» Instruction
Write the material out again in full, word for word. Do not include the pictures.

» Collected data

◆ ◆ ◆ ◆

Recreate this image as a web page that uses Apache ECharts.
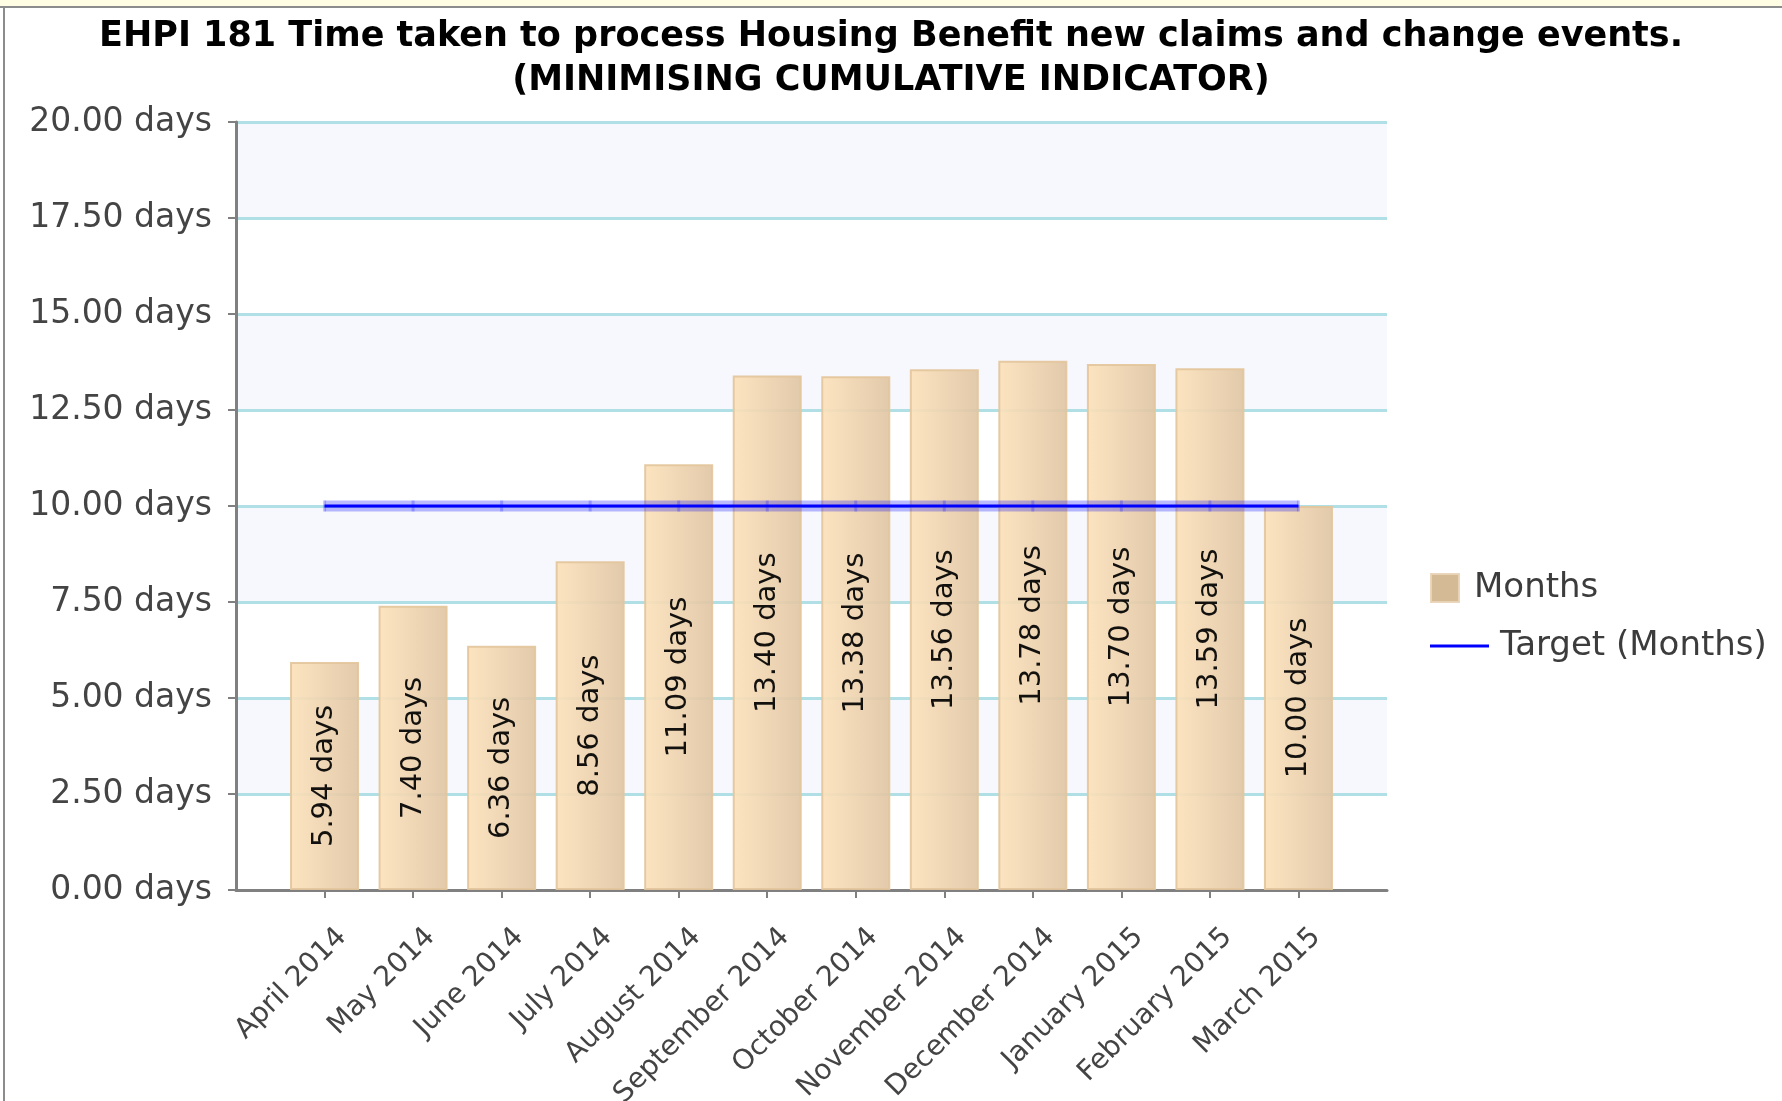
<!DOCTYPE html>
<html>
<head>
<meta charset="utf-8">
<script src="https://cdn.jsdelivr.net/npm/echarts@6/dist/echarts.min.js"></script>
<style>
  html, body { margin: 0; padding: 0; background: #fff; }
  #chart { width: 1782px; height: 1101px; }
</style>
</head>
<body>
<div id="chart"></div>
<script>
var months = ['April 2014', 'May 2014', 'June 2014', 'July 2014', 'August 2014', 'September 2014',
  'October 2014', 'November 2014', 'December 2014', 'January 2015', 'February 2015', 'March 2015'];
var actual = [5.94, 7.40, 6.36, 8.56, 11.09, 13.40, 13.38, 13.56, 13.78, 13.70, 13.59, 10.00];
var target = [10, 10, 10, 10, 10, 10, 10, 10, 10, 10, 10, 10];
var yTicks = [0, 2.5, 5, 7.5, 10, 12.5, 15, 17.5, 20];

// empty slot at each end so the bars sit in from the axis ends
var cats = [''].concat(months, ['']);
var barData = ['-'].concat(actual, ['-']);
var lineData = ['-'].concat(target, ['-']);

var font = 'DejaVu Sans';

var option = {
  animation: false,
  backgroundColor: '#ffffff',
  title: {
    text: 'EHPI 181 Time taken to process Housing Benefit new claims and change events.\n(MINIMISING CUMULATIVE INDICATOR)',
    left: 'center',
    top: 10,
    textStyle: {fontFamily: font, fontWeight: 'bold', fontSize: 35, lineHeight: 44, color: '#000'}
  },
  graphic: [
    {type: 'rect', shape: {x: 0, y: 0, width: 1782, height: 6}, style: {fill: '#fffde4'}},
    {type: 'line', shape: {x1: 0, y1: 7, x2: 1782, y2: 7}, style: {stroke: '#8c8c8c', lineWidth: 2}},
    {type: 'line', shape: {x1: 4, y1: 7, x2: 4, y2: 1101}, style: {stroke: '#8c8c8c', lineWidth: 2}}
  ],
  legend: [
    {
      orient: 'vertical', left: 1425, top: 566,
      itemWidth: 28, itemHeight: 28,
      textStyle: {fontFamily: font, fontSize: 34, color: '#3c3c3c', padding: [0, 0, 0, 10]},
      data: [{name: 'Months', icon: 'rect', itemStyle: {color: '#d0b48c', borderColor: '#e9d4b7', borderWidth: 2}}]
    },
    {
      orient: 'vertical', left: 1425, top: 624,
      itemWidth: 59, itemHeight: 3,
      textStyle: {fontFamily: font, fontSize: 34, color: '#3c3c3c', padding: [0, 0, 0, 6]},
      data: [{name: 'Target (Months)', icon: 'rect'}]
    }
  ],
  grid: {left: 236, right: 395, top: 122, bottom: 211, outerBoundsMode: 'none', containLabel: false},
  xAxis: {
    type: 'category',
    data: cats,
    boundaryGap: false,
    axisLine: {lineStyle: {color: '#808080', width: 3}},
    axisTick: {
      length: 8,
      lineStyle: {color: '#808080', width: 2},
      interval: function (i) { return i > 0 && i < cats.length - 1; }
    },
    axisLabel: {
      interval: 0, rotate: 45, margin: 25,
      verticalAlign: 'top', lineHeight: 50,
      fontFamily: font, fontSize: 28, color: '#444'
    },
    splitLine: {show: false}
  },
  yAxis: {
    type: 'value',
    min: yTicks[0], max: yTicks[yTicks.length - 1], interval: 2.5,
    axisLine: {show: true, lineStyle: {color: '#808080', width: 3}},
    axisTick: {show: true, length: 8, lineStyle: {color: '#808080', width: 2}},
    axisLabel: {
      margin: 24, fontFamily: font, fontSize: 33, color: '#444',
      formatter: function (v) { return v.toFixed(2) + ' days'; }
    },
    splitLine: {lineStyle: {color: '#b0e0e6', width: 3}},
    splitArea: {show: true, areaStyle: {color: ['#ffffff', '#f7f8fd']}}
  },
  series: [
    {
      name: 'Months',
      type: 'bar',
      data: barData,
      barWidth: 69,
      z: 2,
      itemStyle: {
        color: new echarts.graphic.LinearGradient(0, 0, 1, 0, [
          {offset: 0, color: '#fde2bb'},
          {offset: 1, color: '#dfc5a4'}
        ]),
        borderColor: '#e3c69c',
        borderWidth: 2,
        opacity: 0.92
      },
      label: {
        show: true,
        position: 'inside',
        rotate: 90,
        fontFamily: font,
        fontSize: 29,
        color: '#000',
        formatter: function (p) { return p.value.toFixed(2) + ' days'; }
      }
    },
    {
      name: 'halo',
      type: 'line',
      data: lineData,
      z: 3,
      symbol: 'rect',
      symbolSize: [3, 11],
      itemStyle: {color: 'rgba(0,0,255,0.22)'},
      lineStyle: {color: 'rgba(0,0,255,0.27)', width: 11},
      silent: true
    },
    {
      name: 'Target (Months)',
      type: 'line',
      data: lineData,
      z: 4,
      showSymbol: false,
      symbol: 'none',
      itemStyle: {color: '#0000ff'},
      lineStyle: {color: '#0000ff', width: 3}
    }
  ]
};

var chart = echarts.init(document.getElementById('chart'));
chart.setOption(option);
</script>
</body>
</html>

◆ ◆ ◆ ◆

» Solved problem
Recreate this image as a web page that uses Apache ECharts.
<!DOCTYPE html>
<html>
<head>
<meta charset="utf-8">
<script src="https://cdn.jsdelivr.net/npm/echarts@6/dist/echarts.min.js"></script>
<style>
  html, body { margin: 0; padding: 0; background: #fff; }
  #chart { width: 1782px; height: 1101px; }
</style>
</head>
<body>
<div id="chart"></div>
<script>
var months = ['April 2014', 'May 2014', 'June 2014', 'July 2014', 'August 2014', 'September 2014',
  'October 2014', 'November 2014', 'December 2014', 'January 2015', 'February 2015', 'March 2015'];
var actual = [5.94, 7.40, 6.36, 8.56, 11.09, 13.40, 13.38, 13.56, 13.78, 13.70, 13.59, 10.00];
var target = [10, 10, 10, 10, 10, 10, 10, 10, 10, 10, 10, 10];
var yTicks = [0, 2.5, 5, 7.5, 10, 12.5, 15, 17.5, 20];

// empty slot at each end so the bars sit in from the axis ends
var cats = [''].concat(months, ['']);
var barData = ['-'].concat(actual, ['-']);
var lineData = ['-'].concat(target, ['-']);

var font = 'DejaVu Sans';

var option = {
  animation: false,
  backgroundColor: '#ffffff',
  title: {
    text: 'EHPI 181 Time taken to process Housing Benefit new claims and change events.\n(MINIMISING CUMULATIVE INDICATOR)',
    left: 'center',
    top: 10,
    textStyle: {fontFamily: font, fontWeight: 'bold', fontSize: 35, lineHeight: 44, color: '#000'}
  },
  graphic: [
    {type: 'rect', shape: {x: 0, y: 0, width: 1782, height: 6}, style: {fill: '#fffde4'}},
    {type: 'line', shape: {x1: 0, y1: 7, x2: 1782, y2: 7}, style: {stroke: '#8c8c8c', lineWidth: 2}},
    {type: 'line', shape: {x1: 4, y1: 7, x2: 4, y2: 1101}, style: {stroke: '#8c8c8c', lineWidth: 2}}
  ],
  legend: [
    {
      orient: 'vertical', left: 1425, top: 566,
      itemWidth: 28, itemHeight: 28,
      textStyle: {fontFamily: font, fontSize: 34, color: '#3c3c3c', padding: [0, 0, 0, 10]},
      data: [{name: 'Months', icon: 'rect', itemStyle: {color: '#d0b48c', borderColor: '#e9d4b7', borderWidth: 2}}]
    },
    {
      orient: 'vertical', left: 1425, top: 624,
      itemWidth: 59, itemHeight: 3,
      textStyle: {fontFamily: font, fontSize: 34, color: '#3c3c3c', padding: [0, 0, 0, 6]},
      data: [{name: 'Target (Months)', icon: 'rect'}]
    }
  ],
  grid: {left: 236, right: 395, top: 122, bottom: 211, outerBoundsMode: 'none', containLabel: false},
  xAxis: {
    type: 'category',
    data: cats,
    boundaryGap: false,
    axisLine: {lineStyle: {color: '#808080', width: 3}},
    axisTick: {
      length: 8,
      lineStyle: {color: '#808080', width: 2},
      interval: function (i) { return i > 0 && i < cats.length - 1; }
    },
    axisLabel: {
      interval: 0, rotate: 45, margin: 25,
      verticalAlign: 'top', lineHeight: 50,
      fontFamily: font, fontSize: 28, color: '#444'
    },
    splitLine: {show: false}
  },
  yAxis: {
    type: 'value',
    min: yTicks[0], max: yTicks[yTicks.length - 1], interval: 2.5,
    axisLine: {show: true, lineStyle: {color: '#808080', width: 3}},
    axisTick: {show: true, length: 8, lineStyle: {color: '#808080', width: 2}},
    axisLabel: {
      margin: 24, fontFamily: font, fontSize: 33, color: '#444',
      formatter: function (v) { return v.toFixed(2) + ' days'; }
    },
    splitLine: {lineStyle: {color: '#b0e0e6', width: 3}},
    splitArea: {show: true, areaStyle: {color: ['#ffffff', '#f7f8fd']}}
  },
  series: [
    {
      name: 'Months',
      type: 'bar',
      data: barData,
      barWidth: 69,
      z: 2,
      itemStyle: {
        color: new echarts.graphic.LinearGradient(0, 0, 1, 0, [
          {offset: 0, color: '#fde2bb'},
          {offset: 1, color: '#dfc5a4'}
        ]),
        borderColor: '#e3c69c',
        borderWidth: 2,
        opacity: 0.92
      },
      label: {
        show: true,
        position: 'inside',
        rotate: 90,
        fontFamily: font,
        fontSize: 29,
        color: '#000',
        formatter: function (p) { return p.value.toFixed(2) + ' days'; }
      }
    },
    {
      name: 'halo',
      type: 'line',
      data: lineData,
      z: 3,
      symbol: 'rect',
      symbolSize: [3, 11],
      itemStyle: {color: 'rgba(0,0,255,0.22)'},
      lineStyle: {color: 'rgba(0,0,255,0.27)', width: 11},
      silent: true
    },
    {
      name: 'Target (Months)',
      type: 'line',
      data: lineData,
      z: 4,
      showSymbol: false,
      symbol: 'none',
      itemStyle: {color: '#0000ff'},
      lineStyle: {color: '#0000ff', width: 3}
    }
  ]
};

var chart = echarts.init(document.getElementById('chart'));
chart.setOption(option);
</script>
</body>
</html>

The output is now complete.